E. Jeri's Constitutional Rights Were Not Violated By The Court's Denial Of His Motions To Continue Trial

Finally, Jeri argues that Jeri's constitutional right to counsel was violated when the Court denied his motions to continue trial. As Jeri aptly points out, "[t]he matter of continuance is traditionally within the discretion of the trial judge." Ungar v. Sarafite, 37 U.S. 575, 589 (1964). Though "[i]n certain limited circumstances," the denial of a request for a continuance may rise to the level of violating a defendant's constitutional rights, such violations must be determined based on the totality of the circumstances, "with particular consideration given to the reasons presented to the trial judge at the time the request is denied." United States v. Evans, 496 F. App'x 950, 953 (11th Cir. 2012) (quotation marks and citations omitted). Further, the defendant must show that the denial of the motion for continuance resulted in "specific substantial prejudice." United States v. Verderame, 51 F.3d 249, 251 (11th Cir. 1995) (citation omitted).

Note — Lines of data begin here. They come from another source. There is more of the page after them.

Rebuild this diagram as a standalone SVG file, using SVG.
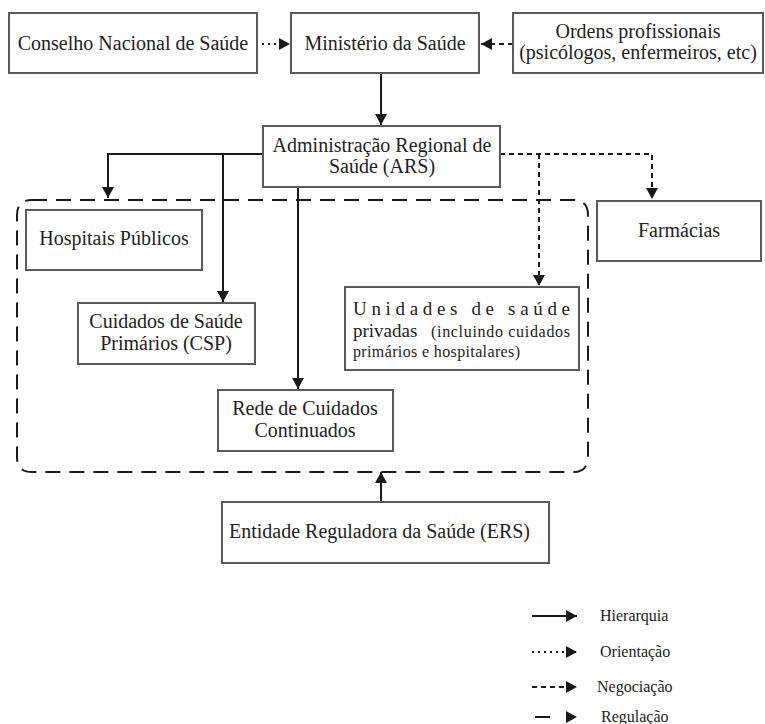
<svg xmlns="http://www.w3.org/2000/svg" width="765" height="724" viewBox="0 0 765 724">
<defs>
<marker id="ah" viewBox="0 0 11 12" refX="11" refY="6" markerWidth="11" markerHeight="12" markerUnits="userSpaceOnUse" orient="auto"><path d="M0,0 L11,6 L0,12 z" fill="#1a1a1a"/></marker>
<style>
.box{fill:#fff;stroke:#5a5a5a;stroke-width:2}
text{font-family:'Liberation Serif','Times New Roman',Times,serif}
.t{font-size:20px;fill:#222;text-anchor:middle}
.u{font-size:19px;fill:#222}
.s{font-size:16px;fill:#222}
.lg{font-size:16px;fill:#222}
.h{fill:none;stroke:#1a1a1a;stroke-width:2}
.o{fill:none;stroke:#1a1a1a;stroke-width:2;stroke-dasharray:2 4}
.n{fill:none;stroke:#1a1a1a;stroke-width:2;stroke-dasharray:5 4}
.r{fill:none;stroke:#1a1a1a;stroke-width:2;stroke-dasharray:15 9}
</style>
</defs>
<rect width="765" height="724" fill="#fff"/>
<g id="connectors">
<path class="r" d="M32,200 H573 Q588,200 588,215 V457 Q588,472 573,472 H32 Q17,472 17,457 V215 Q17,200 32,200 Z"/>
<line class="o" x1="262" y1="44" x2="290" y2="44" marker-end="url(#ah)"/>
<line class="n" x1="513" y1="44" x2="481" y2="44" marker-end="url(#ah)"/>
<line class="h" x1="381" y1="73" x2="381" y2="125" marker-end="url(#ah)"/>
<path class="h" d="M263,154 H108 V198" marker-end="url(#ah)"/>
<path class="h" d="M223,154 V302" marker-end="url(#ah)"/>
<path class="h" d="M298,187 V389" marker-end="url(#ah)"/>
<path class="n" d="M500,154 H652 V199" marker-end="url(#ah)"/>
<path class="n" d="M539,154 V286" marker-end="url(#ah)"/>
<line class="h" x1="381" y1="502" x2="381" y2="472" marker-end="url(#ah)"/>
</g>
<g id="conselho"><rect class="box" x="9" y="13" width="248" height="60"/><text class="t" x="133" y="50">Conselho Nacional de Saúde</text></g>
<g id="ministerio"><rect class="box" x="291" y="13" width="188" height="60"/><text class="t" x="385" y="50">Ministério da Saúde</text></g>
<g id="ordens"><rect class="box" x="513" y="13" width="250" height="60"/><text class="t" x="638" y="38">Ordens profissionais</text><text class="t" x="638" y="59">(psicólogos, enfermeiros, etc)</text></g>
<g id="ars"><rect class="box" x="263" y="126" width="237" height="61"/><text class="t" x="382" y="152">Administração Regional de</text><text class="t" x="382" y="173">Saúde (ARS)</text></g>
<g id="hospitais"><rect class="box" x="26" y="210" width="176" height="60"/><text class="t" x="114" y="245">Hospitais Públicos</text></g>
<g id="farmacias"><rect class="box" x="597" y="201" width="164" height="60"/><text class="t" x="679" y="237">Farmácias</text></g>
<g id="csp"><rect class="box" x="78" y="303" width="177" height="61"/><text class="t" x="166" y="328">Cuidados de Saúde</text><text class="t" x="166" y="350">Primários (CSP)</text></g>
<g id="unidades"><rect class="box" x="345" y="287" width="234" height="83"/>
<text class="u" x="353" y="315" textLength="217" lengthAdjust="spacing">Unidades de saúde</text>
<text class="u" x="353" y="337">privadas</text>
<text class="s" x="431" y="337" textLength="139" lengthAdjust="spacing">(incluindo cuidados</text>
<text class="s" x="353" y="357" textLength="167" lengthAdjust="spacing">primários e hospitalares)</text></g>
<g id="rede"><rect class="box" x="218" y="390" width="175" height="61"/><text class="t" x="305" y="415">Rede de Cuidados</text><text class="t" x="305" y="437">Continuados</text></g>
<g id="ers"><rect class="box" x="222" y="502" width="327" height="61"/><text class="t" x="229" y="538" style="text-anchor:start">Entidade Reguladora da Saúde (ERS)</text></g>
<g id="legend">
<line class="h" x1="532" y1="616" x2="577" y2="616" marker-end="url(#ah)"/>
<line class="o" x1="532" y1="652" x2="577" y2="652" marker-end="url(#ah)"/>
<line class="n" x1="532" y1="687" x2="577" y2="687" marker-end="url(#ah)"/>
<line class="h" x1="535" y1="717" x2="550" y2="717"/>
<path d="M566,711 L577,717 L566,723 z" fill="#1a1a1a"/>
<text class="lg" x="600" y="621">Hierarquia</text>
<text class="lg" x="600" y="657">Orientação</text>
<text class="lg" x="597" y="692">Negociação</text>
<text class="lg" x="601" y="722">Regulação</text>
</g>
</svg>
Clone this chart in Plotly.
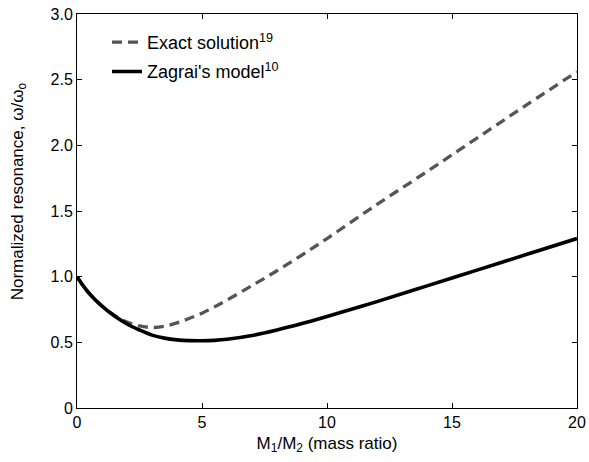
import plotly.graph_objects as go

# Data
mass_ratio = [0, 0.25, 0.5, 1, 1.5, 2, 2.5, 3, 3.5, 4, 4.5, 5, 5.5, 6, 7, 8, 9, 10, 12, 14, 16, 18, 20]
exact = [1.0, 0.93, 0.87, 0.776, 0.705, 0.655, 0.625, 0.613, 0.622, 0.648, 0.683, 0.722, 0.77,
         0.822, 0.932, 1.045, 1.165, 1.29, 1.55, 1.80, 2.055, 2.31, 2.56]
zagrai = [1.0, 0.93, 0.87, 0.775, 0.70, 0.64, 0.594, 0.555, 0.532, 0.519, 0.513, 0.512, 0.515,
          0.523, 0.552, 0.594, 0.643, 0.697, 0.81, 0.93, 1.05, 1.17, 1.29]

x_ticks = [0, 5, 10, 15, 20]
x_tick_labels = ["0", "5", "10", "15", "20"]
y_ticks = [0, 0.5, 1.0, 1.5, 2.0, 2.5, 3.0]
y_tick_labels = ["0", "0.5", "1.0", "1.5", "2.0", "2.5", "3.0"]

FONT = "Liberation Sans, Arial, sans-serif"

fig = go.Figure()
fig.add_trace(go.Scatter(
    x=mass_ratio, y=exact, mode="lines", line_shape="spline",
    name="Exact solution<sup>19</sup>", legendgroup="a",
    line=dict(color="#555555", width=3.3, dash="10px,6px"),
))
fig.add_trace(go.Scatter(
    x=mass_ratio, y=zagrai, mode="lines", line_shape="spline",
    name="Zagrai's model<sup>10</sup>", legendgroup="b",
    line=dict(color="#000000", width=3.6),
))

axis_common = dict(
    showgrid=False, zeroline=False, showline=True, linecolor="#000000", linewidth=1,
    mirror="ticks", ticks="inside", ticklen=5, tickcolor="#000000", tickwidth=1,
    tickfont=dict(family=FONT, size=16, color="#000000"), automargin=False,
)

fig.update_layout(
    width=589, height=462,
    margin=dict(l=77, r=12, t=14, b=54),
    paper_bgcolor="white", plot_bgcolor="white",
    font=dict(family=FONT, color="#000000"),
    xaxis=dict(range=[0, 20], tickvals=x_ticks, ticktext=x_tick_labels,
               title=dict(text="M<sub>1</sub>/M<sub>2</sub> (mass ratio)",
                          font=dict(family=FONT, size=17), standoff=6),
               **axis_common),
    yaxis=dict(range=[0, 3], tickvals=y_ticks, ticktext=y_tick_labels,
               **axis_common),
    legend=dict(x=0.06, y=0.975, xanchor="left", yanchor="top",
                bgcolor="rgba(0,0,0,0)", borderwidth=0,
                font=dict(family=FONT, size=18, color="#000000"),
                tracegroupgap=3),
    showlegend=True,
    annotations=[dict(
        text="Normalized resonance, ω/ω<sub>o</sub>", textangle=-90,
        xref="paper", yref="paper", x=-0.116, y=0.55,
        xanchor="center", yanchor="middle", showarrow=False,
        font=dict(family=FONT, size=17, color="#000000"),
    )],
)

fig.write_html("out.html")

When a defendant claims that a continuance is necessary in order to secure the presence of potential witnesses, the defendant must show "that due diligence has been exercised to obtain the attendance of the witness, that substantial favorable testimony would be tendered by the witness, that the witness is available and willing to testify, and that the denial of a continuance would materially prejudice the defendant." United States v. Uptain, 531 F.2d 1281, 1287 (5th Cir. 1976). Here, Jeri claims that he was substantially prejudiced by the Court's denial of his Motion to Continue (ECF No. 17) wherein he requested a continuance in order secure potential witnesses including Fancy's sister and Jeri's girlfriend. Yet at the time Jeri moved for a new trial, he failed to proffer the testimony he hoped that these potential witnesses would offer. He also did not claim that the potential witnesses would have been available and willing to testify.

Moreover, Jeri has failed to show the requisite specific substantial prejudice that resulted from the Court's denial of his Motion to Continue in order to review the Video (ECF No. 44). As explained, supra, after a review of the Video it is clear that Jeri was not prejudiced by the exclusion of that footage. Accordingly, no substantial prejudice resulted from the Court's denial of Jeri's Motion to Continue.

IV. CONCLUSION

For the foregoing reasons, Defendant Max Jeri's Motion for New Trial (ECF No. 64) is DENIED.

Done and ordered.

FootNotes


1. The Minute Order for proceedings held on December 14, 2015 incorrectly notes that the Court granted Defendant's Motion in limine To Exclude Testimony of Government Expert SA Suarez (ECF No. 32). See Min. Order for Proceedings (ECF No. 34).
2. The colloquy proceeded as follows: Q: And you just testified that you found three of the leather souvenir purses in Mr. Jeri's carry-on bag, correct? A: Officer Iguina found them and he handed to me. Every item that was inside the bags, it was handed to me by Officer Iguina. Q: Okay. I'm going to show you a copy of your report. Can you please show me this report where you indicated that you found three of the souvenir purses in Mr. Jeri's carry-on? A: (Witness reviewing document.) In general when it says inspection of the three bags in the enforcement area with Passenger Jeri as a witness revealing the following items. There was a lot of evidence that we have. There was a lot of items that we couldn't itemize in each bag, so we just in general explained that on the three bags we found contraband, specifically cocaine.

Id. at 70-71.

3. For example, on cross-examination, Defense counsel elicited the following testimony: Q: Okay. In [Jeri's] statement to you, and in his statements to Officer Laucerica, which you also said were repeated to you, he said he has known this woman for 10 years. He was referring to Fancy, correct? A: Right. Q: That he said that they were close, and they had been friends for 10 years? A: I think they had known each other for 10 years. Q: Would you like to take a look at your report? A: Sure. (Witness reviewing document.) Those are statements that were made from Mr. Jeri to Customs and Border Protection. Q: Okay. That he and Fancy were friends for 10 years? A: Correct. Q: And — A: He also told me later on that they were friends during the interview. The actual interview he told me that they had been friends for 10 years. Q: So he continued to insist that this woman was his friend for 10 years, they were close, and he thought she would never do something like this to him, correct? . . . Q: So it's accurate that he said to you and CBP that he thought she would never do something like this to him, correct?

Tr. at 148-49 (ECF No. 60).

4. Jeri also makes a cursory objection to the "party not on trial" instruction, claiming that it was inappropriate to instruct the jury that it did not "matter" if they found that another person was "actually guilty." See Def.'s Motion for New Trial at 17 (ECF No. 64). But Jeri misstates the instruction. What the Court stated did not "matter" was that "[s]ome of the people who may have been involved in these events are not on trial." Jury Instr. at 8 (ECF No. 52).